Retype the opening lines of the listing below, ending with the line that contains "(0,0) rectangle (1037,740);", and leave out any pictures.

- _INFORMATION SHOWN_
##############################
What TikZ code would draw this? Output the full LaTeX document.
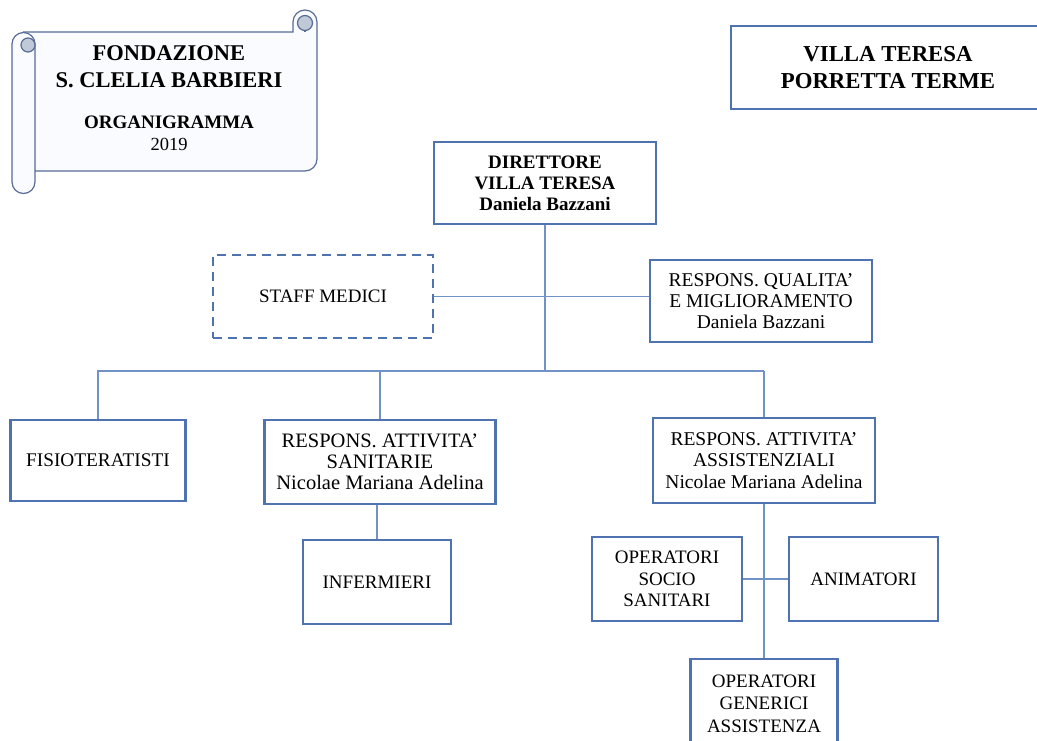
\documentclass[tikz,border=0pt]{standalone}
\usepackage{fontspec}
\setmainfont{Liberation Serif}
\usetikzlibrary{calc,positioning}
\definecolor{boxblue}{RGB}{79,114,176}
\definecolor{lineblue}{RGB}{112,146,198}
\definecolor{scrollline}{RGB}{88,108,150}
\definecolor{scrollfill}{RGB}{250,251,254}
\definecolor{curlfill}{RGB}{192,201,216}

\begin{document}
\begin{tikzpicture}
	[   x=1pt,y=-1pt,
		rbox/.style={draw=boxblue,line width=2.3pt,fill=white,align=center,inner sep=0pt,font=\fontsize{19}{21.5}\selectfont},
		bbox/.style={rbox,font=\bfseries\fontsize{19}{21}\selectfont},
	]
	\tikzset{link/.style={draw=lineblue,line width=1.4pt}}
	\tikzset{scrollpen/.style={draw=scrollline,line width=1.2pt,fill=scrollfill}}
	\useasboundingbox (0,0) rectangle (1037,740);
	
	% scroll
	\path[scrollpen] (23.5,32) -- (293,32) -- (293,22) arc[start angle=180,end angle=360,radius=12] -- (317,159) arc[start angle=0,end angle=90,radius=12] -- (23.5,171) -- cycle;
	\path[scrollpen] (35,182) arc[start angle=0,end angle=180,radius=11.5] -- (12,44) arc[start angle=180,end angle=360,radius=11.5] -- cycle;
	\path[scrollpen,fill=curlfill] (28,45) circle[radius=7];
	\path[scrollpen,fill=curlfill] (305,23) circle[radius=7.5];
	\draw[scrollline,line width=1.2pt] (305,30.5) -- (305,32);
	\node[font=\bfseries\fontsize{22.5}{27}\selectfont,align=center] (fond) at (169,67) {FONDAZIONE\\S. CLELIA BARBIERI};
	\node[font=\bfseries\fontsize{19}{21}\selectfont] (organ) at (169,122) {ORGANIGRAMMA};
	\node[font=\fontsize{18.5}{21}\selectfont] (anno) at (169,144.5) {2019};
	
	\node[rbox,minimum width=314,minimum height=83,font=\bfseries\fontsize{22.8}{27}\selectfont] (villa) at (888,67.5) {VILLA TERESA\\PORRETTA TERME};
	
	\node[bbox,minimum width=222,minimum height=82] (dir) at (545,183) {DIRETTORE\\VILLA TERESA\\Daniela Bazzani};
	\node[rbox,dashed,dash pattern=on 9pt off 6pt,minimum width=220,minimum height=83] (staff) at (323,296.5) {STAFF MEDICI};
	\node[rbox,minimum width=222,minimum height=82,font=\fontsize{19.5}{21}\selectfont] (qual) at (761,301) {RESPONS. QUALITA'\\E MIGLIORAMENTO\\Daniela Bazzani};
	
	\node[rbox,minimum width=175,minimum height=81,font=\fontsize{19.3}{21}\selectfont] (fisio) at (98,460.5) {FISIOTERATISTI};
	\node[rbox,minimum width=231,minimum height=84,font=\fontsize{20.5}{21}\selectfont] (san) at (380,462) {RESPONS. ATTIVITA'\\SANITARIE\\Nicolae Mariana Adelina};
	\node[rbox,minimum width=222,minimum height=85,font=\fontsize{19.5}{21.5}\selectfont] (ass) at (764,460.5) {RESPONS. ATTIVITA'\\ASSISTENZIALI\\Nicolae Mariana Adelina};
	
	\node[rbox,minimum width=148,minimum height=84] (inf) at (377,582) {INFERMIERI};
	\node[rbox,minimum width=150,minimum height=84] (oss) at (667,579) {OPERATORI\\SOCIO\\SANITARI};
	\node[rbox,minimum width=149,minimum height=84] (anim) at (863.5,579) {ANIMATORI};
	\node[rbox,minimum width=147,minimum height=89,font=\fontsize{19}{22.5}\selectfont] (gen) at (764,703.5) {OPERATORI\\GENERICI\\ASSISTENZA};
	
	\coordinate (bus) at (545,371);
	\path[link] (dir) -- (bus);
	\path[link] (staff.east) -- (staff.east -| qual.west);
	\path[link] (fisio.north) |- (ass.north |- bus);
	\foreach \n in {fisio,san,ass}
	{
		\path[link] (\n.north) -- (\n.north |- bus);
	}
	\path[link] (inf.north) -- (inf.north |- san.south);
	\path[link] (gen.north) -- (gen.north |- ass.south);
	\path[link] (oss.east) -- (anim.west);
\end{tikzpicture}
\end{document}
##############################
- _WRITTEN RESPONSE_
What TikZ code would draw this? Output the full LaTeX document.
\documentclass[tikz,border=0pt]{standalone}
\usepackage{fontspec}
\setmainfont{Liberation Serif}
\usetikzlibrary{calc,positioning}
\definecolor{boxblue}{RGB}{79,114,176}
\definecolor{lineblue}{RGB}{112,146,198}
\definecolor{scrollline}{RGB}{88,108,150}
\definecolor{scrollfill}{RGB}{250,251,254}
\definecolor{curlfill}{RGB}{192,201,216}

\begin{document}
\begin{tikzpicture}
	[   x=1pt,y=-1pt,
		rbox/.style={draw=boxblue,line width=2.3pt,fill=white,align=center,inner sep=0pt,font=\fontsize{19}{21.5}\selectfont},
		bbox/.style={rbox,font=\bfseries\fontsize{19}{21}\selectfont},
	]
	\tikzset{link/.style={draw=lineblue,line width=1.4pt}}
	\tikzset{scrollpen/.style={draw=scrollline,line width=1.2pt,fill=scrollfill}}
	\useasboundingbox (0,0) rectangle (1037,740);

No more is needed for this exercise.